John M. Armleder’s Quasi Nocturne, the artist’s fifth show at Almine Rech, presents a new group of “Pour paintings” in the company of a furniture sculpture, a puddle painting and a glass mosaic. Encouraging connections (and reflections) that transcend materiality, style and modes of production, the exhibition is a continuation of the artist’s on-going endeavor to confound categories (what makes an artwork a painting instead of a sculpture?) and confuse distinctions (what do we consider fine art vs. decoration?).

The core of the exhibition is a dozen recent medium-format “Pour paintings.” Characterized by colorful flows and drips that overlap and mix directly on the canvas, these paintings illustrate Armleder’s interest in challenging authorial intent with acts of serendipity. Avoiding the brush (an extension of the proverbial “artist’s hand”), he instead encourages viscous liquid materials to do what they will on the surface of the canvas—drip, splatter, mix, repel, congeal, absorb, and so on. If this process recalls Helen Frankenthaler’s soak-stain technique, Armleder’s execution is intentionally less controlled. Thicker pours result in energetic compositions characterized by clashing colors and rough, uneven textures. Unlike Frankenthaler’s stains, Armleder’s opaque paints (into which he often mixes other materials, like glitter) build up into a kind of strata. Instead of creating an illusion of (or an allusion to) landscape, the “Pour paintings” are themselves topographical and haptic; each one a microcosmic environment begging to be visually wandered and explored. Capri, 2008, a “Puddle painting” whose encrusted surface features sea shells, starfish and sand suggests a link between abstraction and the coastal lanscape surrounding the gallery.

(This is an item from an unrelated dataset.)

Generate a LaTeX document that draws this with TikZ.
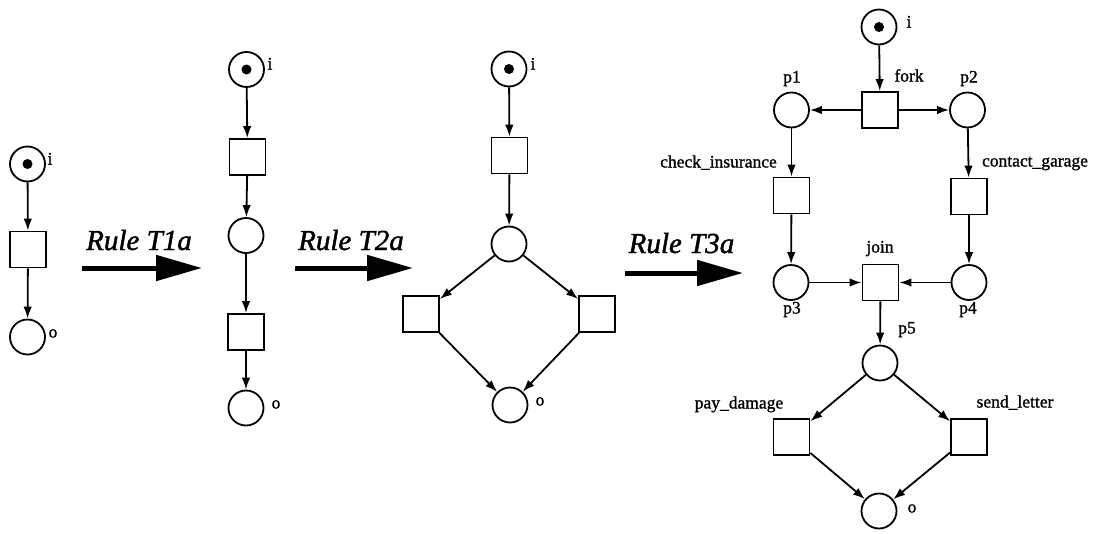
\documentclass[tikz,border=0pt]{standalone}
\usepackage{fontspec}
\setmainfont{Liberation Serif}
\newfontfamily\lblfont{Liberation Serif}[FakeBold=1.2]
\newfontfamily\rulefont{Liberation Serif}[FakeBold=1.5]
\usetikzlibrary{arrows.meta}
\tikzset{
  place/.style={draw, circle, line width=1.8pt, minimum size=35pt, inner sep=0pt},
  trans/.style={draw, rectangle, line width=1.8pt, minimum size=36pt, inner sep=0pt},
  lbl/.style={font=\lblfont\fontsize{17.5}{20}\selectfont, inner sep=0pt, text height=0.7em, text depth=0.2em},
  arc/.style={line width=1.8pt, -{Latex[length=12pt,width=8.5pt]}},
  ruletext/.style={font=\rulefont\fontsize{29}{32}\selectfont\itshape, inner sep=0pt, anchor=base},
  rulearrow/.style={line width=5pt, -{Triangle[length=46pt,width=25pt]}},
  tok/.style={fill=black}
}
\begin{document}
\begin{tikzpicture}[x=1pt,y=-1pt]
\useasboundingbox (0,0) rectangle (1099,533);

% ---------- net 1 ----------
\node[place] (i1) at (27.5,164) {};
\node[trans] (t1) at (28,249.5) {};
\node[place] (o1) at (27.5,337) {};
\fill[tok] (i1) circle (5pt);
\node[lbl] (li1) at (50,162) {i};
\node[lbl] (lo1) at (53,335) {o};
\draw[arc] (i1) -- (t1);
\draw[arc] (t1) -- (o1);

% ---------- rule T1a ----------
\node[ruletext] (r1) at (139,250) {Rule T1a};
\coordinate (r1a) at (82,268);
\coordinate (r1b) at (202,268);
\draw[rulearrow] (r1a) -- (r1b);

% ---------- net 2 ----------
\node[place] (i2) at (246.5,69.5) {};
\node[trans] (t21) at (247.5,157) {};
\node[place] (p21) at (246,235.5) {};
\node[trans] (t22) at (246,332) {};
\node[place] (o2) at (246,408) {};
\fill[tok] (i2) circle (5pt);
\node[lbl] (li2) at (270,67) {i};
\node[lbl] (lo2) at (276,406) {o};
\draw[arc] (i2) -- (t21);
\draw[arc] (t21) -- (p21);
\draw[arc] (p21) -- (t22);
\draw[arc] (t22) -- (o2);

% ---------- rule T2a ----------
\node[ruletext] (r2) at (351,250) {Rule T2a};
\coordinate (r2a) at (295,268);
\coordinate (r2b) at (413,268);
\draw[rulearrow] (r2a) -- (r2b);

% ---------- net 3 ----------
\node[place] (i3) at (509,69) {};
\node[trans] (t31) at (509.5,155.5) {};
\node[place] (p31) at (509,244) {};
\node[trans] (t32) at (421,314) {};
\node[trans] (t33) at (597,314) {};
\node[place] (o3) at (510,405) {};
\fill[tok] (i3) circle (5pt);
\node[lbl] (li3) at (533,67) {i};
\node[lbl] (lo3) at (540,403) {o};
\draw[arc] (i3) -- (t31);
\draw[arc] (t31) -- (p31);
\draw[arc] (p31) -- (t32);
\draw[arc] (p31) -- (t33);
\draw[arc] (t32) -- (o3);
\draw[arc] (t33) -- (o3);

% ---------- rule T3a ----------
\node[ruletext] (r3) at (681.5,253) {Rule T3a};
\coordinate (r3a) at (625,273);
\coordinate (r3b) at (743,273);
\draw[rulearrow] (r3a) -- (r3b);

% ---------- net 4 ----------
\node[place] (i4) at (879,27) {};
\node[trans] (fork) at (880,110) {};
\node[place] (p1) at (791.5,110) {};
\node[place] (p2) at (967.5,110) {};
\node[trans] (ci) at (791.5,195.5) {};
\node[trans] (cg) at (969,196.5) {};
\node[place] (p3) at (791,282.5) {};
\node[trans] (join) at (880.5,282.5) {};
\node[place] (p4) at (969,282.5) {};
\node[place] (p5) at (880,363) {};
\node[trans] (pd) at (791.5,437) {};
\node[trans] (sl) at (969,437) {};
\node[place] (o4) at (879,511) {};
\fill[tok] (i4) circle (5pt);

\node[lbl] (li4) at (909,25) {i};
\node[lbl] (lfork) at (909,79) {fork};
\node[lbl] (lp1) at (792,80) {p1};
\node[lbl] (lp2) at (969,80) {p2};
\node[lbl] (lci) at (718.5,165) {check\_insurance};
\node[lbl] (lcg) at (1035,164) {contact\_garage};
\node[lbl] (ljoin) at (880,250) {join};
\node[lbl] (lp3) at (792,311) {p3};
\node[lbl] (lp4) at (968,311) {p4};
\node[lbl] (lp5) at (907,331) {p5};
\node[lbl] (lpd) at (739,406) {pay\_damage};
\node[lbl] (lsl) at (1015,405) {send\_letter};
\node[lbl] (lo4) at (912,510) {o};

\draw[arc] (i4) -- (fork);
\draw[arc] (fork) -- (p1);
\draw[arc] (fork) -- (p2);
\draw[arc] (p1) -- (ci);
\draw[arc] (p2) -- (cg);
\draw[arc] (ci) -- (p3);
\draw[arc] (cg) -- (p4);
\draw[arc] (p3) -- (join);
\draw[arc] (p4) -- (join);
\draw[arc] (join) -- (p5);
\draw[arc] (p5) -- (pd);
\draw[arc] (p5) -- (sl);
\draw[arc] (pd) -- (o4);
\draw[arc] (sl) -- (o4);
\end{tikzpicture}
\end{document}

Shifting the frame of reference from landscape to interior design, Photomap (furniture sculpture), 2019, presents two tightly controlled geometric abstractions hung above a mirrored Barber Osgerby sideboard. If the Minimalist compositions featuring silver squares in each corner of the otherwise blank canvas and sleek Modern furniture seem particularly well- suited to the white-cube, sky-lit setting of the gallery, this “Furniture sculpture” also provides a stark aesthetic contrast to the colorful and freeform “Puddle” and “Pour” paintings. And yet, the fact that the “Puddle” and “Pour” paintings are reflected in the pristine mirrored surface of Photomap (furniture sculpture) makes it impossible to fully distinguish these bodies of work within the context of the exhibition. Emphasizing the interconnectedness of the artist’s oeuvre, Quasi Nocturne encourages the viewer to look from different perspectives in order to eventually see more similarities than differences. Throughout the exhibition, literal and figurative reflections as well as colorful filters—as exemplified by the transparent glass mosaic, Dense clouds, 2024—confirm that there are multiple angles and attitudes from which to consider any and all of the works on view.